What many consider Paul Thomas Anderson's magnum opus, his sweeping epic about oil, religion, and alpha males is something that Kubrick (not to mention John Huston and Robert Altman) would have found fascinating and wholly absorbing. Robert Elswit's sweeping camera slowly tracks the barren countryside being raped by the oil companies, and Johnny Greenwood's brilliant score appropriately conveys the urgency that Daniel Plainview (Daniel Day Lewis) seeks to make everything his own; the musical score also wonderfully represents how everything is crashing down on Daniel, a man who seems to be slowly losing his sanity. One of the film's best moments comes when Daniel and a man posing as his brother go for a dip in the ocean. As they discuss their "past" with each other on the sand of the beach Daniel realizes that everything this guy is saying doesn't match up, and Anderson wisely just keeps the camera close on Daniel as we can see the wheels turning as he realizes what a fool he's been for allowing this imposter to get so close to him (this coming after the famous speech from the movie where he talks about hating everyone because of the competitiveness in him, and getting away from "these people"). It's a bit of brilliant acting in a film filled with manic and gonzo performances from Day-Lewis and Paul Dano who plays Daniel's antagonist. The film is too big and too rich with visual metaphor to be simply a viewing experience: this is a film you must give yourself to. I didn't think the film was that great (interesting , yes, but not great) when I first saw it...I've seen it five times since and the film has bettered with each subsequent viewing. That's the sign of a masterpiece.
Perhaps the best film ever about writing Curtis Hanson's masterful adaptation of Michael Chabon's novel also boasts arguable the best performance of Michael Douglas' career. Professor Grady Tripp is one of the most realized characters I've seen in films about academia (the film also reminds me in that regard of Kingsly Amis' famous and brilliant Lucky Jim). His cynicism about his field, and more specifically his colleagues, is hilariously on point for anyone like myself who spent four years with Lit. professors. Tobey Maguire is also quite good as wonder boy James Leer, a brilliant, suicidal (those almost go hand-in-hand in literature) writer who is Grady's student. When James attends a party with Grady and steels a jacket worn by Marlyn Monroe all kinds of crazy things begin to happen to Grady and James. The wacky situations never seem gratuitous, and the quieter moments of the film offer up some real powerful, elegiac moments about following up expectations (Grady's been working on a follow up to his hit book for seven years) and growing older and obsolete in your field of expertise. The film's music (especially the song by Bob Dylan written for the film) is not just wonderful, but also makes sense when you stop to consider such "wonder boys" as Neil Young, Leonard Cohen, and Bob Dylan all contributed to the soundtrack as they probably understand what it's like have expectations bearing down on you. The cinematography by the great Dante Spinotti perfectly evokes the cold, icy Pittsburgh landscapes. It's a film that any aspiring writer or lover of literature needs to see.

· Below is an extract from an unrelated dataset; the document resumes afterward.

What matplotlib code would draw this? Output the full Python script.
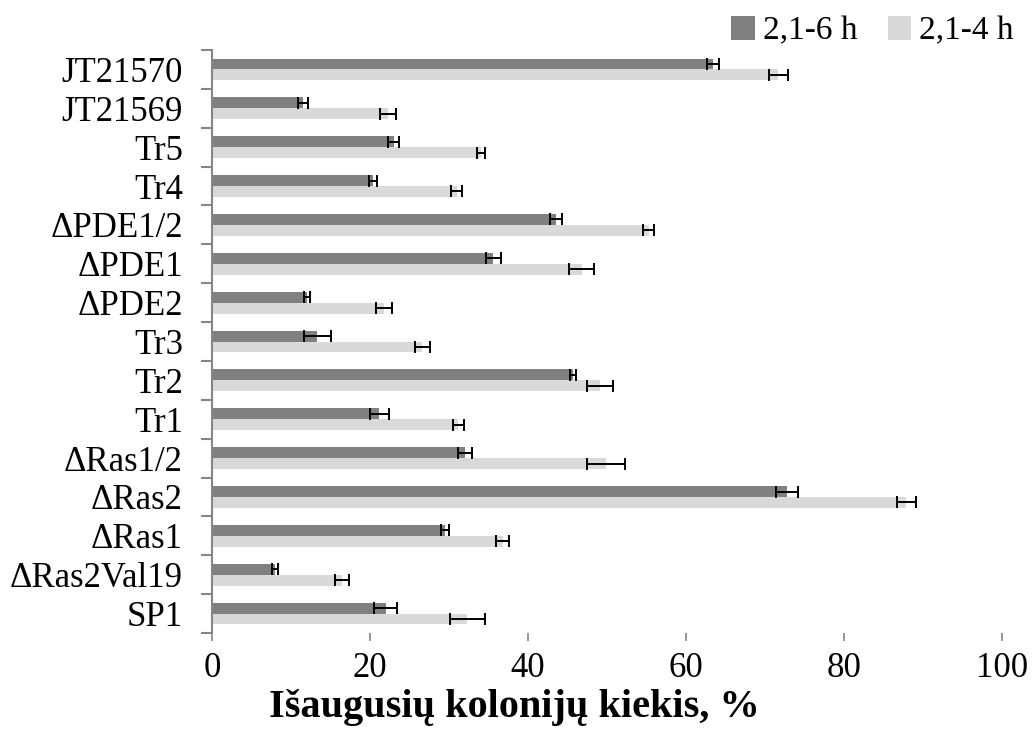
import numpy as np
import matplotlib
matplotlib.use('Agg')
import matplotlib.pyplot as plt
from matplotlib.patches import Patch

plt.rcParams['font.family'] = ['Liberation Serif', 'DejaVu Serif']

# kategorijos (iš viršaus į apačią)
categories = ['JT21570', 'JT21569', 'Tr5', 'Tr4', 'ΔPDE1/2', 'ΔPDE1', 'ΔPDE2', 'Tr3',
              'Tr2', 'Tr1', 'ΔRas1/2', 'ΔRas2', 'ΔRas1', 'ΔRas2Val19', 'SP1']

# 2,1-6 h
vals_6h = [63.4, 11.5, 23.0, 20.4, 43.5, 35.6, 12.0, 13.3, 45.7, 21.2, 32.0, 72.8, 29.5, 8.0, 22.0]
err_6h = [0.8, 0.6, 0.7, 0.5, 0.75, 0.95, 0.35, 1.7, 0.4, 1.2, 0.9, 1.4, 0.55, 0.4, 1.45]

# 2,1-4 h
vals_4h = [71.7, 22.3, 34.1, 31.0, 55.3, 46.8, 21.8, 26.6, 49.1, 31.2, 49.9, 87.9, 36.8, 16.5, 32.3]
err_4h = [1.2, 1.0, 0.5, 0.7, 0.7, 1.6, 1.0, 0.95, 1.6, 0.7, 2.4, 1.2, 0.8, 0.87, 2.2]

dark = '#808080'
light = '#d9d9d9'

n = len(categories)
y = np.arange(n)[::-1]
h = 0.28

fig = plt.figure(figsize=(10.32, 7.31), dpi=100)
ax = fig.add_axes([212 / 1032, 1 - 633 / 731, 790 / 1032, 583 / 731])

ax.barh(y + h / 2, vals_6h, height=h, color=dark, zorder=2)
ax.barh(y - h / 2, vals_4h, height=h, color=light, zorder=2)
ax.errorbar(vals_6h, y + h / 2, xerr=err_6h, fmt='none', ecolor='black',
            elinewidth=1.4, capsize=4, capthick=1.4, zorder=3)
ax.errorbar(vals_4h, y - h / 2, xerr=err_4h, fmt='none', ecolor='black',
            elinewidth=1.4, capsize=4, capthick=1.4, zorder=3)

ax.set_xlim(0, 100)
ax.set_ylim(-0.5, n - 0.5)

# x ašis
ax.set_xticks(np.arange(0, 101, 20))
ax.tick_params(axis='x', labelsize=25, length=6, width=1.2, color='#868686',
               direction='out', pad=8)

# y ašis: žymės tarp kategorijų
ax.set_yticks(y)
ax.set_yticklabels(categories)
ax.set_yticks(np.arange(-0.5, n, 1.0), minor=True)
ax.tick_params(axis='y', which='major', length=0, labelsize=25, pad=21)
ax.tick_params(axis='y', which='minor', length=8, width=1.5, color='#868686')

for s in ['top', 'right', 'bottom']:
    ax.spines[s].set_visible(False)
ax.spines['left'].set_color('#868686')
ax.spines['left'].set_linewidth(1.5)

fig.text(514 / 1032, 1 - 708 / 731, 'Išaugusių kolonijų kiekis, %', fontsize=29,
         fontweight='bold', ha='center', va='center')

handles = [Patch(facecolor=dark, label='2,1-6 h'), Patch(facecolor=light, label='2,1-4 h')]
fig.legend(handles=handles, loc='upper right', bbox_to_anchor=(1.005, 1.01), ncol=2,
           frameon=False, fontsize=24, handlelength=0.7, handleheight=0.7,
           handletextpad=0.25, columnspacing=0.9, borderaxespad=0.3)

fig.savefig('out.png', dpi=100)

The Dardenne's love to use simple titles that mean a whole lot more to their characters, and in the case of L'Enfnat it's a representation of how the main characters act. Bruno and Sonia are typical Dardenne characters, which is to say that they are atypical for American audiences...because here are two characters who live off benefits and whatever they can steal, and when they have a newborn baby, and the realization that they're going to have to support that baby, the filmmakers don't trivialize the situation like most American films would. There is no sentimentality here. Bruno seeks to commit a horrible act all in the name of not wanting to grow up, and when he realizes the mistake he's made there's no grandstanding, just the simple and introspective camera of the Dardenne's staying put so that we can see into these characters' souls. The stripped down, minimalist aesthetic of the Dardenne's is hard for some to take, but it's appropriate for their subjects in question because the camera is acting as another character, and even though some of their subjects are hard to watch as we see them continue to screw up and fail, the Dardenne's dare us to find the humanity in Bruno and Sonia. It's a powerful film about the consequences of our decisions, and those decisions shape the men or women we become.

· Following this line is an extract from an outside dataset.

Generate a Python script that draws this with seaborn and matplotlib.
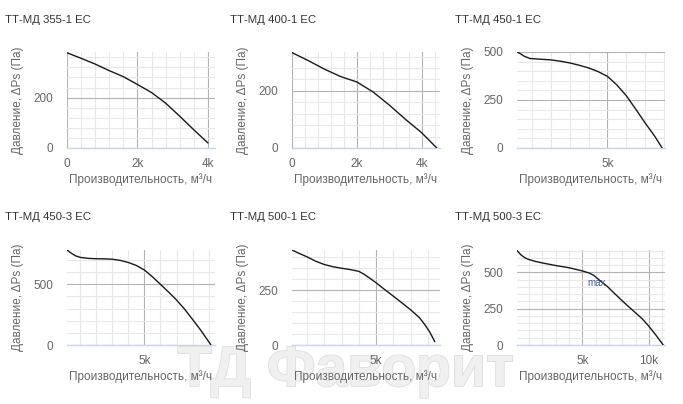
import numpy as np
import pandas as pd
import matplotlib
matplotlib.use("Agg")
import matplotlib.pyplot as plt
import matplotlib.patheffects as pe
from matplotlib.ticker import MultipleLocator, FuncFormatter
import seaborn as sns

# fan curves: flow in m3/h, static pressure in Pa
titles = ["ТТ-МД 355-1 ЕС", "ТТ-МД 400-1 ЕС", "ТТ-МД 450-1 ЕС",
          "ТТ-МД 450-3 ЕС", "ТТ-МД 500-1 ЕС", "ТТ-МД 500-3 ЕС"]

q_355_1 = [0, 400, 800, 1200, 1600, 2000, 2400, 2800, 3200, 3600, 4000]
p_355_1 = [378, 356, 333, 307, 283, 252, 220, 178, 126, 72, 20]

q_400_1 = [0, 500, 1000, 1500, 2000, 2500, 3000, 3500, 4000, 4460]
p_400_1 = [334, 306, 276, 250, 231, 196, 150, 100, 53, 0]

q_450_1 = [200, 400, 600, 900, 1500, 2000, 2500, 3000, 3500, 4000, 4500, 5000,
           5500, 6000, 6500, 7000, 7500, 7900]
p_450_1 = [500, 490, 477, 466, 462, 459, 452, 443, 431, 417, 398, 373,
           328, 272, 202, 130, 62, 0]

q_450_3 = [170, 400, 700, 1000, 1500, 2000, 2500, 3000, 3500, 4000, 4500, 5000,
           5500, 6000, 6500, 7000, 7500, 8000, 8500, 9150]
p_450_3 = [783, 760, 735, 722, 714, 711, 710, 707, 697, 680, 655, 618,
           562, 500, 437, 371, 296, 211, 124, 0]

q_500_1 = [130, 500, 1000, 1500, 2000, 2500, 3000, 3500, 4000, 4300, 4700, 5000,
           5500, 6000, 6500, 7000, 7500, 7800, 8100, 8400]
p_500_1 = [432, 418, 401, 381, 366, 356, 349, 343, 335, 322, 300, 283,
           252, 222, 191, 160, 125, 95, 60, 15]

q_500_3 = [100, 400, 700, 1000, 1500, 2000, 3000, 4000, 5000, 5500, 5850, 6300,
           6900, 7400, 7900, 8400, 8900, 9500, 10000, 10500, 11070]
p_500_3 = [650, 620, 600, 588, 575, 565, 547, 532, 510, 496, 480, 445,
           401, 356, 312, 270, 229, 180, 128, 70, 0]

flows = [q_355_1, q_400_1, q_450_1, q_450_3, q_500_1, q_500_3]
pressures = [p_355_1, p_400_1, p_450_1, p_450_3, p_500_1, p_500_3]

# axis ranges and tick steps per panel
x_lims = [(0, 4200), (0, 4560), (200, 8050), (170, 9400), (130, 8700), (100, 11200)]
y_lims = [(0, 381), (0, 336), (0, 500), (0, 783), (0, 432), (0, 654)]
x_major = [2000, 2000, 5000, 5000, 5000, 5000]
x_minor = [400, 400, 1000, 1000, 1000, 1000]
y_major = [200, 200, 250, 500, 250, 250]

max_label_x = 6090
max_label_y = 424

sns.set_theme(style="white")
plt.rcParams["font.family"] = ["Liberation Sans", "DejaVu Sans"]

W, H = 683, 404
fig = plt.figure(figsize=(W / 100, H / 100), dpi=100)

# faint watermark across the bottom, behind everything
fig.text(346 / W, 1 - 371 / H, "ТД Фаворит", fontsize=41, fontweight="bold",
         color="#f0f0f0", ha="center", va="center", zorder=-1,
         path_effects=[pe.withStroke(linewidth=1.2, foreground="#dedede")])

col_left = [67, 292, 517]
row_top = [52, 250]
row_bottom = [148, 345]
title_y = [20, 217]

fmt_k = FuncFormatter(lambda v, p: "0" if v == 0 else "%dk" % round(v / 1000))

for i in range(6):
    r, c = divmod(i, 3)
    hgt = row_bottom[r] - row_top[r]
    ax = fig.add_axes([col_left[c] / W, 1 - row_bottom[r] / H, 148 / W, hgt / H])
    ax.set_facecolor("none")
    df = pd.DataFrame({"q": flows[i], "p": pressures[i]})
    sns.lineplot(data=df, x="q", y="p", ax=ax, color="#1a1a1a", lw=1.0, zorder=5)

    ax.set_xlim(*x_lims[i])
    ax.set_ylim(*y_lims[i])
    ax.xaxis.set_major_locator(MultipleLocator(x_major[i]))
    ax.xaxis.set_minor_locator(MultipleLocator(x_minor[i]))
    ax.yaxis.set_major_locator(MultipleLocator(y_major[i]))
    ax.yaxis.set_minor_locator(MultipleLocator(y_major[i] / 5))
    ax.xaxis.set_major_formatter(fmt_k)
    ax.grid(which="minor", color="#e8e8e8", lw=0.8, zorder=0)
    ax.grid(which="major", color="#b3b3b3", lw=0.8, zorder=1)
    ax.set_axisbelow(True)
    for s in ["left", "right", "top"]:
        ax.spines[s].set_visible(False)
    ax.spines["bottom"].set_color("#ccd6eb")
    ax.spines["bottom"].set_linewidth(1.0)
    ax.tick_params(which="both", length=0)
    ax.tick_params(axis="y", pad=10, labelsize=8.5, labelcolor="#666666")
    ax.tick_params(axis="x", pad=7, labelsize=8.5, labelcolor="#666666")

    ax.set_xlabel("Производительность, м³/ч", fontsize=8.5, color="#666666")
    ax.set_ylabel("Давление, ΔPs (Па)", fontsize=8.5, color="#666666")
    ax.xaxis.set_label_coords(0.5, -(173 - 148) / hgt)
    ax.yaxis.set_label_coords(-(67 - 24) / 148, 0.5)

    fig.text((col_left[c] - 62) / W, 1 - title_y[r] / H, titles[i],
             fontsize=8.2, color="#333333", va="center", ha="left")

    if i == 5:
        ax.text(max_label_x, max_label_y, "max", fontsize=7, color="#4a5f9a",
                ha="center", va="center", zorder=6)

fig.savefig("out.png", dpi=100)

The Coen Brothers are truly two of the greatest filmmakers of my generation. Virtually every film is a masterpiece and although they have their shortcomings with the narrative arc of some of their films, they are never boring. They understand film language (which is to say, visual literacy) and when they are at their best, they are reinventing the genre they are working in. Like Blood Simple and Fargo, and now perhaps their greatest achievement, No Country For Old Men, they reinvent the genre again and raise the bar to new heights. The film still has the classic Coen dialogue that makes you laugh in inappropriate places, but it may also be their most serious film since the grossly underrated, Miller’s Crossing (which still contains absurdest elements). Javier Bardem creates one of cinema's most memorable monsters with his portrayal of Antone Chigurh (like sugar) who is the epitome of the death. He has no pity, no remorse; he works on fate and fate alone. His character epitomizes the fear we have as humans: uncertainty. The fear of not knowing what is to come, or worse, not knowing when it will be coming. How can we predict what is unpredictable? How can we attempt to understand or rationalize what is irrational? These are the central questions to Cormac McCarthy's novel of the same name which acts as the source material for the film. There is no character development for Chigurh, no setting up of scenes as we enter the film in medias res, and are left wondering what this monster is all about. It’s a dark and nihilistic film, not offering a central character like Margie from Fargo to point out that “it’s a beautiful day”; rather, it has a character who sits around wondering “what if” and whether or not Chigurh is still out there, and if he will ever stop. Yes it’s dark, but it also contrasts that darkness with beautiful cinematography by the always great Roger Deakins, and it’s simply a joy to watch all of these masters of their craft at work.